I feel most mixed-race people use the term in a similar way to me as a shortcut past explaining each parent or grandparent's origin. Being mixed-race isn't really an identity, it's more a warning flag saying it's complicated and I don't want to bore you.
Have there been occasions where I've felt I've had to "pick a side"? Definitely. I've rarely felt the need to hide my heritage but bringing up certain facets of my backgrounds is often a great way to connect to people. "Hey, I'm from Ireland too!" or "You celebrate Diwali with your family as well?!" can be great conversation starters. The only time it's a negative is when the side is picked for you. I've had times where people have said, "Well you're not really Indian, though," or "There aren't any Irish people your colour."
My particular mix resulted in me looking like I could be one of many races. I probably avoid receiving any racism since no one can quite guess what to insult at first glance. So I've never been made to feel like I don't belong, which I am grateful for.
Do I feel like we need a new term? It can be annoying on forms… always having to search for the right mixed heritage box to tick or I feel like I'm doing one parent an injustice.
I sometimes still find myself identifying as mixed-race. This is a bad habit I'm trying to fix. I guess it stems mostly from yearning to be accepted. I realize now that it's something pushed upon us, not just as mixed-race people but as those living within an environment that feeds off what's known as normativity.
Saying I'm mixed-race makes me yawn myself—what does that even mean as a statement? Nothing. Rather it explains more of the coming together of my parents, of racial divisions, of lost family connection. It says nothing about mixed-race as a culture, as a place in history. That's its failure. Mixed-race people don't get spoken to about their histories/perspectives and politics.
The main priority bestowed upon us is the question of how we should fit into the structural racial categories in place already—only a yes or no, black and white answer has ever been permitted.
The way we brag about diversity in Britain is hilarious. Yes, mixed-race people are the fastest growing demographic in the country but when your mum's side of the family passive-aggressively lets you know that there's too many immigrants nowadays, where's the progress?

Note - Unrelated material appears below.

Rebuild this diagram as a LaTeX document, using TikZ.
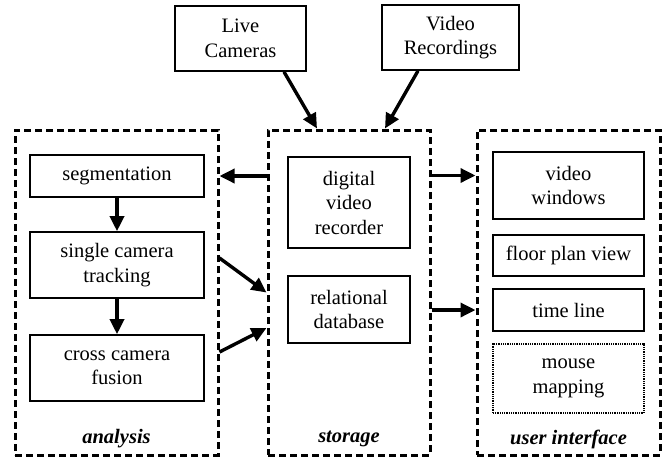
\documentclass[tikz,border=0pt]{standalone}
\usepackage{fontspec}
\setmainfont{Liberation Serif}
\usetikzlibrary{arrows.meta}

\newcommand{\boxfont}{\fontsize{20.5}{24.5}\selectfont}
\tikzset{
  part/.style={draw, line width=3pt, dash pattern=on 7pt off 4pt, inner sep=0pt},
  blk/.style={draw, line width=1.6pt, align=center, inner sep=0pt},
  dotblk/.style={blk, line width=2pt, dash pattern=on 1pt off 0.8pt},
  partname/.style={font=\boxfont\bfseries\itshape},
  flow/.style={line width=3.4pt, -{Triangle[length=15pt,width=14pt]}}
}

\begin{document}
\begin{tikzpicture}[x=1pt,y=-1pt,font=\boxfont]
  \useasboundingbox (0,0) rectangle (665,459);
  % sources
  \node[blk, minimum width=131pt, minimum height=65pt] (live) at (240.5,38.5) {Live\\Cameras};
  \node[blk, minimum width=137pt, minimum height=65pt] (rec) at (450.5,37.5) {Video\\Recordings};
  % the three parts
  \node[part, minimum width=203pt, minimum height=325pt] (analysis) at (116.5,292.5) {};
  \node[part, minimum width=162pt, minimum height=325pt] (storage) at (349,292.5) {};
  \node[part, minimum width=183pt, minimum height=325pt] (ui) at (568.5,292.5) {};
  \node[partname] (analysisname) at (116.5,439) {analysis};
  \node[partname] (storagename) at (349,439) {storage};
  \node[partname] (uiname) at (568.5,439) {user interface};
  % analysis
  \node[blk, minimum width=174pt, minimum height=42pt] (seg) at (117,176) {segmentation};
  \node[blk, minimum width=174pt, minimum height=66pt] (track) at (117,265) {single camera\\tracking};
  \node[blk, minimum width=174pt, minimum height=66pt] (fuse) at (117,368) {cross camera\\fusion};
  % storage
  \node[blk, minimum width=122pt, minimum height=91pt] (dvr) at (349,202.5) {digital\\video\\recorder};
  \node[blk, minimum width=122pt, minimum height=67pt] (db) at (349,309.5) {relational\\database};
  % user interface
  \node[blk, minimum width=151pt, minimum height=67pt] (vw) at (568.5,185.5) {video\\windows};
  \node[blk, minimum width=151pt, minimum height=41pt] (fpv) at (568.5,255.5) {floor plan view};
  \node[blk, minimum width=151pt, minimum height=42pt] (tl) at (568.5,310) {time line};
  \node[dotblk, minimum width=151pt, minimum height=69pt] (mm) at (568.5,378.5) {mouse\\mapping};
  % connections
  \draw[flow] ([xshift=43.5pt]live.south) -- ([xshift=-32pt]storage.north);
  \draw[flow] ([xshift=-32.5pt]rec.south) -- ([xshift=36pt]storage.north);
  \draw[flow] (seg) -- (track);
  \draw[flow] (track) -- (fuse);
  \draw[flow] (storage.west |- seg) -- (analysis.east |- seg);
  \draw[flow] ([yshift=34.5pt]analysis.east) -- (storage.west);
  \draw[flow] ([yshift=-59.5pt]analysis.east) -- ([yshift=-35.5pt]storage.west);
  \draw[flow] ([yshift=117pt]storage.east) -- ([yshift=117pt]ui.west);
  \draw[flow] (storage.east |- tl) -- (ui.west |- tl);
\end{tikzpicture}
\end{document}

Would I say that the term mixed-race reflects my identity? If I'm going to give a resolute answer, no, it's not enough. I feel like I use different terms depending on who I'm speaking to and where I am. I think it's come from people willing to label very quickly, who I'm speaking to and why.
Indian-English is what I would say. But say if I'm in an area where it's less multicultural or where I feel like that person is going to be receiving of having to listen or there's no time for it, I'll just say mixed-race.
I think the term is limited. Say if you're three "things," labelling yourself mixed-race just helps people pop you one pot: "OK, they're in that one category so they're all kind of similar because they all don't know really who they are! They're all unclassifiable so let's just shove them in together," you know? I do think my whole life has been like that. I've put myself into that pot.
When I was living in Oxford with my ex-boyfriend, although I could tell people about my heritage I'd never felt that my history was understood. That's why I came back to London, because there's many people of different backgrounds that we've all felt a bit different at one point—and that's why we're all quite similar.